Пожелали друг другу удачи и расстались.

Костер стал меркнуть, пришлось снять котелок и сделать некоторые перестановки -  выложил наиболее "боеспособные" дровины в ряд, как настил, и опять водворил его на место.

Вода закипела быстро, только встал вопрос ее целевого назначения. Время приближалось к двум часам, а нужная мне электричка отъезжала в 16 с чем -то. Ноги в сырых кросовках начали остывать (для туриста нет большего неудобства, чем мокрые ноги), есть не хотелось.

Быстро развел в кипятке чай, залпом выпил его и начал собирать вещи в обратный путь.

До Скандинавии ничего примечательно не случилось. Только лес приобрел желтовато-оранжевый оттенок, словно в небесной канцелярии подкрутили регулятор яркости. Сквозь неприглядную серость стали просачиваться золотистые лучи солнца. На выходе увидел авто и людей, что-то выискивающих в траве. Что тут можно собирать поздней осенью, я не знаю.

За Скандинавией опять ничего нового - знай себе топай по грунтовке и читай объявления для дачников, развешанные на деревьях.
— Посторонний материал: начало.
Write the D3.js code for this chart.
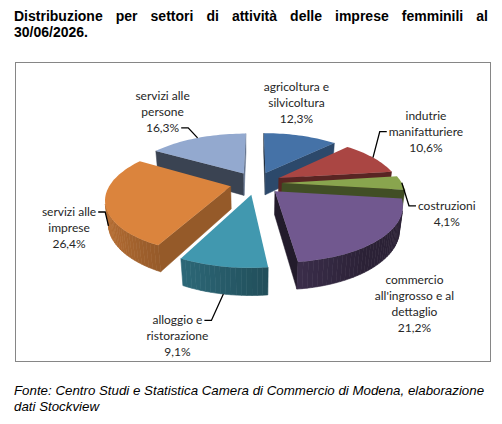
<!DOCTYPE html>
<html>
<head>
<meta charset="utf-8">
<script src="https://cdn.jsdelivr.net/npm/d3@7"></script>
<style>
body { margin: 0; background: #fff; }
</style>
</head>
<body>
<svg id="chart" width="502" height="424"></svg>
<script>
// data
var sectors = [
	['agricoltura e', 'silvicoltura'],
	['indutrie', 'manifatturiere'],
	['costruzioni'],
	['commercio', "all'ingrosso e al", 'dettaglio'],
	['alloggio e', 'ristorazione'],
	['servizi alle', 'imprese'],
	['servizi alle', 'persone']
];
var shares = [12.3, 10.6, 4.1, 21.2, 9.1, 26.4, 16.3];
var colors = ['#4572A7', '#AA4643', '#89A54E', '#71588F', '#4198AF', '#DB843D', '#93A9CF'];

var titleLines = [
	'Distribuzione per settori di attività delle imprese femminili al',
	'30/06/2026.'
];
var sourceLines = [
	'Fonte: Centro Studi e Statistica Camera di Commercio di Modena, elaborazione',
	'dati Stockview'
];

// label layout, relative to the outer edge of each slice: [dx, dy, leader side, leader line]
var labelLayout = [
	[-4, -45, null, 0],
	[53, -38, 'left', 1],
	[45, 27, 'left', 0],
	[33, 46, null, 0],
	[-45, 58, 'right', 0],
	[-36, 14, 'right', 0],
	[-35, -38, 'right', 2]
];

var svg = d3.select('#chart');

// 3d view
var tilt = 25.7 * Math.PI / 180;
var camDist = 4.27;
var focal = 512;
var thick = 0.213;
var explode = 0.217;
var cx = 256, cy = 183;
var camPos = [0, camDist * Math.sin(tilt), -camDist * Math.cos(tilt)];

function project(X, Y, Z) {
	var yc = Y * Math.cos(tilt) + Z * Math.sin(tilt);
	var zc = -Y * Math.sin(tilt) + Z * Math.cos(tilt) + camDist;
	return [cx + focal * X / zc, cy - focal * yc / zc];
}

function facing(p, n) {
	return (camPos[0] - p[0]) * n[0] + (camPos[1] - p[1]) * n[1] + (camPos[2] - p[2]) * n[2] > 0;
}

function shade(col, f) {
	var c = d3.rgb(col);
	return d3.rgb(c.r * f, c.g * f, c.b * f).formatHex();
}

var pie = d3.pie().sort(null).value(d => d);
var arcs = pie(shares);

var line = d3.line();

// title
var title = svg.append('g')
	.style('font', 'bold 14px "Liberation Sans", Arial, sans-serif')
	.attr('fill', '#000');

function justify(g, str, x0, x1, y) {
	var words = str.split(' ');
	var nodes = words.map(w => g.append('text').attr('y', y).text(w));
	var widths = nodes.map(n => n.node().getComputedTextLength());
	var gap = (x1 - x0 - d3.sum(widths)) / (words.length - 1);
	var x = x0;
	nodes.forEach((n, i) => {
		n.attr('x', x);
		x += widths[i] + gap;
	});
}
justify(title, titleLines[0], 14, 488, 21);
title.append('text').attr('x', 14).attr('y', 37).text(titleLines[1]);

// frame
svg.append('rect')
	.attr('x', 15.5).attr('y', 62.5)
	.attr('width', 475).attr('height', 299)
	.attr('fill', '#fff')
	.attr('stroke', '#868686');

// slices
var slices = arcs.map((a, i) => {
	var mid = (a.startAngle + a.endAngle) / 2;
	return {
		i: i,
		a0: a.startAngle,
		a1: a.endAngle,
		mid: mid,
		ox: explode * Math.sin(mid),
		oz: explode * Math.cos(mid)
	};
});

var pieG = svg.append('g');

slices.slice().sort((a, b) => Math.cos(b.mid) - Math.cos(a.mid)).forEach(s => {
	var col = colors[s.i];
	var g = pieG.append('g');
	var steps = Math.max(4, Math.ceil((s.a1 - s.a0) / (Math.PI / 90)));
	var angles = d3.range(steps + 1).map(k => s.a0 + (s.a1 - s.a0) * k / steps);
	var edge = (a, y) => [s.ox + Math.sin(a), y, s.oz + Math.cos(a)];
	var apex = y => [s.ox, y, s.oz];
	var poly = pts => line(pts.map(p => project(p[0], p[1], p[2]))) + 'Z';

	// radial faces
	[[s.a0, -1], [s.a1, 1]].forEach(f => {
		var a = f[0];
		var n = [f[1] * Math.cos(a), 0, -f[1] * Math.sin(a)];
		if (!facing(apex(0), n)) return;
		var c = shade(col, Math.max(0.3, 0.5 + 0.2 * n[0]));
		g.append('path')
			.attr('d', poly([apex(0), edge(a, 0), edge(a, -thick), apex(-thick)]))
			.attr('fill', c)
			.attr('stroke', c)
			.attr('stroke-width', 0.5);
	});

	// outer side
	for (var k = 0; k < steps; k++) {
		var am = (angles[k] + angles[k + 1]) / 2;
		var n = [Math.sin(am), 0, Math.cos(am)];
		if (!facing(edge(am, 0), n)) continue;
		var f = Math.min(0.9, Math.max(0.38, 0.55 - 0.3 * Math.sin(am)));
		g.append('path')
			.attr('d', poly([edge(angles[k], 0), edge(angles[k + 1], 0), edge(angles[k + 1], -thick), edge(angles[k], -thick)]))
			.attr('fill', shade(col, f))
			.attr('stroke', shade(col, f))
			.attr('stroke-width', 0.6);
	}

	// top
	g.append('path')
		.attr('d', poly([apex(0)].concat(angles.map(a => edge(a, 0)))))
		.attr('fill', col);
});

// labels
var labelG = svg.append('g')
	.style('font', '12px Lato, "Open Sans", sans-serif')
	.attr('fill', '#262626')
	.attr('text-anchor', 'middle');

var leaderG = svg.append('g')
	.attr('fill', 'none')
	.attr('stroke', '#000')
	.attr('stroke-width', 1.3);

slices.forEach(s => {
	var lay = labelLayout[s.i];
	var ex = s.ox + Math.sin(s.mid), ez = s.oz + Math.cos(s.mid);
	var anchorTop = project(ex, 0, ez);
	var lx = anchorTop[0] + lay[0];
	var ly = anchorTop[1] + lay[1];
	var lines = sectors[s.i].concat([d3.format('.1f')(shares[s.i]).replace('.', ',') + '%']);
	var texts = lines.map((t, j) => labelG.append('text')
		.attr('x', lx)
		.attr('y', ly + j * 16)
		.text(t));

	if (lay[2]) {
		var t = texts[lay[3]];
		var w = t.node().getComputedTextLength();
		var yy = ly + lay[3] * 16 - 4;
		var sx = lay[2] == 'left' ? lx - w / 2 - 2 : lx + w / 2 + 2;
		var bx = lay[2] == 'left' ? sx - 7 : sx + 7;
		var end = ez < -0.1 ? project(ex, -thick, ez) : anchorTop;
		leaderG.append('path').attr('d', line([[sx, yy], [bx, yy], end]));
	}
});

// source note
var note = svg.append('g')
	.style('font', 'italic 13.3px "Liberation Sans", Arial, sans-serif')
	.attr('fill', '#000');
sourceLines.forEach((t, j) => {
	note.append('text').attr('x', 14).attr('y', 395 + j * 16).text(t);
});
</script>
</body>
</html>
Мимо меня часто проезжают автомобили. Где-то со стороны болота Угрюмое, тянущегося с севера и граничащее со Скандинавией на востоке и садоводствами на западе, раздается ружейная пальба. Иногда раздается гудок электровоза и грохот товарняка. Несмотря на однообразие перехода, частенько взгляд притягивали живописные валуны и целые скальные массивы, поглощенные растительным покровом. Сложности рельефа появились как ни странно в садоводстве. Вышел в люди и началось - канава с раскуроченным мостом, разбитая тропа, периодически переходящая в гряземес.

На платформе меня застал рваный кусок неба и оранжевой отсвет заходящего солнца на облаках. Затяжная непогода решила взять антракт. Печальная картина - короткая передышка перед холодной ночью. Пока ждал поезд, пригодилась самая объемная вещь в рюкзаке - теплая куртка.

На том можно и завершить. Время до дома пролетело незаметно. Дочитывал "Злой дух Ямбуя" и радовался, что в нашей Ленобласти так мало медведей-людоедов, которые могут пожрать одиноких странников.